--- Begin Dataset content ---

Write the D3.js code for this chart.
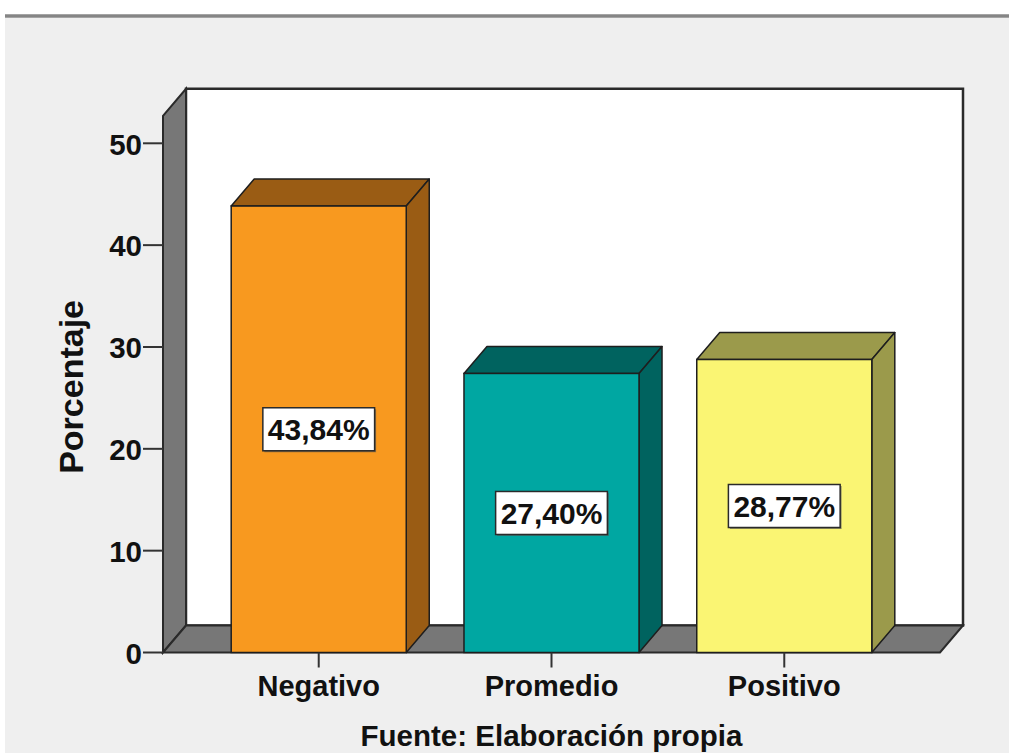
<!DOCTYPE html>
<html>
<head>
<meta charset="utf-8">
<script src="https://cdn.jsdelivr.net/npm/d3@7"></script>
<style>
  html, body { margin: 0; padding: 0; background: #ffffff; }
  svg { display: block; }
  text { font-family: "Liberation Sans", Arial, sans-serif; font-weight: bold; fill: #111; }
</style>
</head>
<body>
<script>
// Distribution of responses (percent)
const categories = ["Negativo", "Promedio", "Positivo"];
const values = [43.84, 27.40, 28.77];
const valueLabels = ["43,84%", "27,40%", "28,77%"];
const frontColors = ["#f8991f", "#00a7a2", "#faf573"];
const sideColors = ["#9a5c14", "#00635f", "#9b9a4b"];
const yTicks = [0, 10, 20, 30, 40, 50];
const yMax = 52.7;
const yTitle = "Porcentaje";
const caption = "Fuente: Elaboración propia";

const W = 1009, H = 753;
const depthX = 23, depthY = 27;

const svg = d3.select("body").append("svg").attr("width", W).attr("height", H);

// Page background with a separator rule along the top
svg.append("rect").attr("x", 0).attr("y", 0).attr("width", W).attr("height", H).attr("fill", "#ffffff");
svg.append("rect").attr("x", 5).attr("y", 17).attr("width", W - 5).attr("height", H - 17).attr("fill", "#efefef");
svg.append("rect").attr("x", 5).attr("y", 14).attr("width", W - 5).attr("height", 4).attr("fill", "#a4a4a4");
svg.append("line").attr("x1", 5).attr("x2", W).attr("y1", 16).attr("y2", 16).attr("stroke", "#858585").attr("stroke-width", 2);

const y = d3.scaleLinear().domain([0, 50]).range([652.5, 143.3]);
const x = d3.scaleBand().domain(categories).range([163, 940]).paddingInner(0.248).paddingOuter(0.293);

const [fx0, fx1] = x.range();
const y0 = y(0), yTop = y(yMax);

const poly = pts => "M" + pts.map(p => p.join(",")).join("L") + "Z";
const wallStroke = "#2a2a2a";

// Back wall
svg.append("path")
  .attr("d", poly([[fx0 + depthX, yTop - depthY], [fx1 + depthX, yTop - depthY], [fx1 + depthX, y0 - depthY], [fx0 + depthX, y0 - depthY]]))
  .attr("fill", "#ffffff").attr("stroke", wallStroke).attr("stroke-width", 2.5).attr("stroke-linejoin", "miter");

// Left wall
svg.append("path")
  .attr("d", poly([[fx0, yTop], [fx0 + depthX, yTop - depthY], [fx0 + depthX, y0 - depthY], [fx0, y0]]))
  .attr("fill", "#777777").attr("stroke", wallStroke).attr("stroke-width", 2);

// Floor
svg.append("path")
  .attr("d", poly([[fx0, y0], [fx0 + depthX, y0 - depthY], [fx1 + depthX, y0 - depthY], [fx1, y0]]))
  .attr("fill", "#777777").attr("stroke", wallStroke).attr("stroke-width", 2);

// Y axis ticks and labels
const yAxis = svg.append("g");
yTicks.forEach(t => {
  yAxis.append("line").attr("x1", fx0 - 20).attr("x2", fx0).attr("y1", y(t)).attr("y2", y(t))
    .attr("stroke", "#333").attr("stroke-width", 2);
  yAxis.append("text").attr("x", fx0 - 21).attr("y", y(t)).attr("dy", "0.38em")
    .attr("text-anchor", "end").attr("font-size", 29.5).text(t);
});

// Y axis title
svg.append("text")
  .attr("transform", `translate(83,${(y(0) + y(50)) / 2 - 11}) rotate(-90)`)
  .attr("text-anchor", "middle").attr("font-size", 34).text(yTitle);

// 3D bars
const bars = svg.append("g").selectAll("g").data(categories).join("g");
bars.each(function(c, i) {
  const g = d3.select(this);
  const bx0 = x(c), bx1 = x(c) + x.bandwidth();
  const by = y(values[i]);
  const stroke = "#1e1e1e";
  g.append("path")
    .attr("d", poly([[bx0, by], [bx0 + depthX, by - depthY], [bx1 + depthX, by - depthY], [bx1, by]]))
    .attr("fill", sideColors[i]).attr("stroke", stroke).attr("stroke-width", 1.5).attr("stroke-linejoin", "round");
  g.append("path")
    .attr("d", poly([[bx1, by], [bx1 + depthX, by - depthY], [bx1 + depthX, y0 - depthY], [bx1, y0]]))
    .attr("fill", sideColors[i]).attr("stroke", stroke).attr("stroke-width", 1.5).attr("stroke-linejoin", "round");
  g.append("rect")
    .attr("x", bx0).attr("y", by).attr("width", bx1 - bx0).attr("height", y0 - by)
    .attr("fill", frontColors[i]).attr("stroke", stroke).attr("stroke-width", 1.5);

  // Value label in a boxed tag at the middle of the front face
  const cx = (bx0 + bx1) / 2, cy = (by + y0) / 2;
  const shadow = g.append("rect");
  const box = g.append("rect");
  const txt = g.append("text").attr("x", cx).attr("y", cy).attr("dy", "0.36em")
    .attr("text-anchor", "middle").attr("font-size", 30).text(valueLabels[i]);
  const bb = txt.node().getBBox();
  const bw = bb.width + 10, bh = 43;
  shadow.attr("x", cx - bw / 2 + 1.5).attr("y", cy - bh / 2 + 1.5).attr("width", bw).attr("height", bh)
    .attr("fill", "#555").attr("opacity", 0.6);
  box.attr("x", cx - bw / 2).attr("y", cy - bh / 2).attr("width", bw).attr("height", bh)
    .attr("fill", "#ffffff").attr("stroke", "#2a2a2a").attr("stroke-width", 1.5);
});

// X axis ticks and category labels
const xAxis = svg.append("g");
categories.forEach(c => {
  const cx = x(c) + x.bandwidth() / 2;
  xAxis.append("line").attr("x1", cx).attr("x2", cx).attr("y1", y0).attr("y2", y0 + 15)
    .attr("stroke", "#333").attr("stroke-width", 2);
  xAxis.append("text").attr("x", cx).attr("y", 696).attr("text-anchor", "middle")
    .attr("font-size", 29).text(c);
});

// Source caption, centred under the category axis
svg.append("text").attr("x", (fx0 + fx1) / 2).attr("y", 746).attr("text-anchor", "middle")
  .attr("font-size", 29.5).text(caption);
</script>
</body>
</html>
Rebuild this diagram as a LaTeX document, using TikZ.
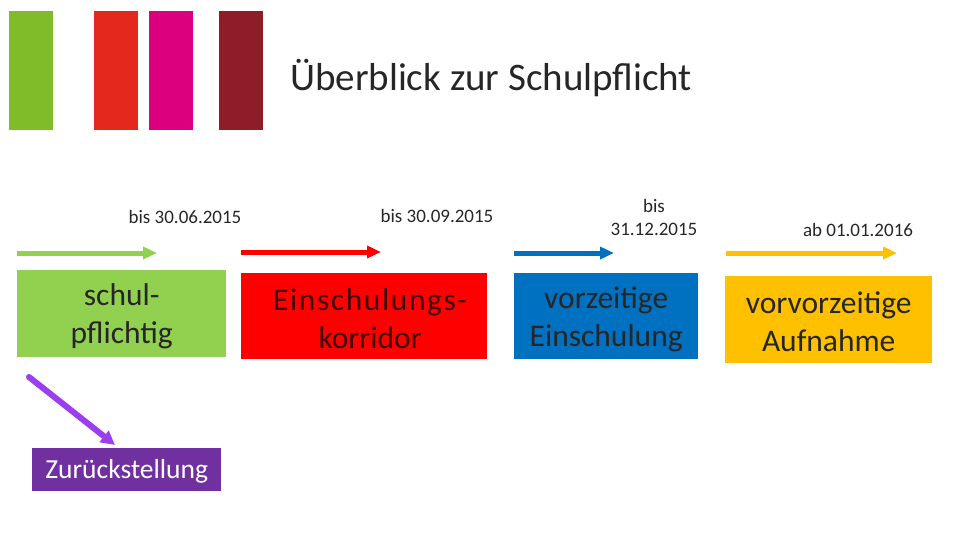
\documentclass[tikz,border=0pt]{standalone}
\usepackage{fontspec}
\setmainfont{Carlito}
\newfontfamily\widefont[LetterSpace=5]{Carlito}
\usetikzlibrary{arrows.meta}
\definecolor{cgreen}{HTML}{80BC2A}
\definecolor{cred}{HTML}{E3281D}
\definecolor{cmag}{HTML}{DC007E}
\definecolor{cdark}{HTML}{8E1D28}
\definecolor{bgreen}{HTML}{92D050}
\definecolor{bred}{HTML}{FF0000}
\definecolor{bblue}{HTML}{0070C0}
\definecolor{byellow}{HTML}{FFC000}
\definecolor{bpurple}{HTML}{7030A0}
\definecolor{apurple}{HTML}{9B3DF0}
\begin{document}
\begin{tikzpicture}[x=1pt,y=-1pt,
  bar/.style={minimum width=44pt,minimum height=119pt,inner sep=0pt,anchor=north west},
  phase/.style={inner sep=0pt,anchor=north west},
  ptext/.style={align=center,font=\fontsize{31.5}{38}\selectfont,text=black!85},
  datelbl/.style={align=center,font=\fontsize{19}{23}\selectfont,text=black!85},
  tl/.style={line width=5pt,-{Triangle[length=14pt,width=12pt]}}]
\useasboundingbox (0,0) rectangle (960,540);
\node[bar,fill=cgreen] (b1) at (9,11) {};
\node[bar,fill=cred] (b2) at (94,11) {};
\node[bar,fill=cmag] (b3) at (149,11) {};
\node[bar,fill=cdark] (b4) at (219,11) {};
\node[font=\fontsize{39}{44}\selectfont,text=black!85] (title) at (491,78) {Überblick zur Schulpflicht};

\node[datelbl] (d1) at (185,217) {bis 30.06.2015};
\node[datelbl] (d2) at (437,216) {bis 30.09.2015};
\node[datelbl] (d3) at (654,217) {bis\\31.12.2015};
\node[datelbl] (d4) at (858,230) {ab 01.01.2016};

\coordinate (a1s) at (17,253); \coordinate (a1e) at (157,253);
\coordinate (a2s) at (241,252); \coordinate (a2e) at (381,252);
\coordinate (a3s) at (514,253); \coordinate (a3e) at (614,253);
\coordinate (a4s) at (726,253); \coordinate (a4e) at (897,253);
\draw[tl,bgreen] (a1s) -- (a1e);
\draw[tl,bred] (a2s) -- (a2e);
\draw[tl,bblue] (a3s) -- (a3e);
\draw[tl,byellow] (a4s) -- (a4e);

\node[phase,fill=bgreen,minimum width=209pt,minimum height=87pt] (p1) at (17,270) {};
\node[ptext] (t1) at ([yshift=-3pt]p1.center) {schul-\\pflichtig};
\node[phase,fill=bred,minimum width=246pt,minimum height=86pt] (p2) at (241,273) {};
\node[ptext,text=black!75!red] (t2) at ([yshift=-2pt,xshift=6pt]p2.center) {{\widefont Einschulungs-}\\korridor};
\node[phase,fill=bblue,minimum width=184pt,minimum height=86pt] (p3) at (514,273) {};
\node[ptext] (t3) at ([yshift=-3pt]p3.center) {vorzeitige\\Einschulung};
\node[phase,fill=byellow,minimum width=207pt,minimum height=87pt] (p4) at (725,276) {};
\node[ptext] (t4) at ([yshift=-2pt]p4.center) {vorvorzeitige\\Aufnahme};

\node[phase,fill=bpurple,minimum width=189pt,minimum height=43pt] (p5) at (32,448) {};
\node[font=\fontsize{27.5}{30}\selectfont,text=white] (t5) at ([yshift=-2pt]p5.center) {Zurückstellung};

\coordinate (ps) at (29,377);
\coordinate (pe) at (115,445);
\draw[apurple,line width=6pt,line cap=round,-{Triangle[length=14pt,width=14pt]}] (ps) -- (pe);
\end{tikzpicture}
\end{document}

--- End Dataset content ---

• **Your task**
Find and copy every line in the entries above where the string "this" occurs.

• **Task solution**
Write the D3.js code for this chart.
  const g = d3.select(this);
Rebuild this diagram as a LaTeX document, using TikZ.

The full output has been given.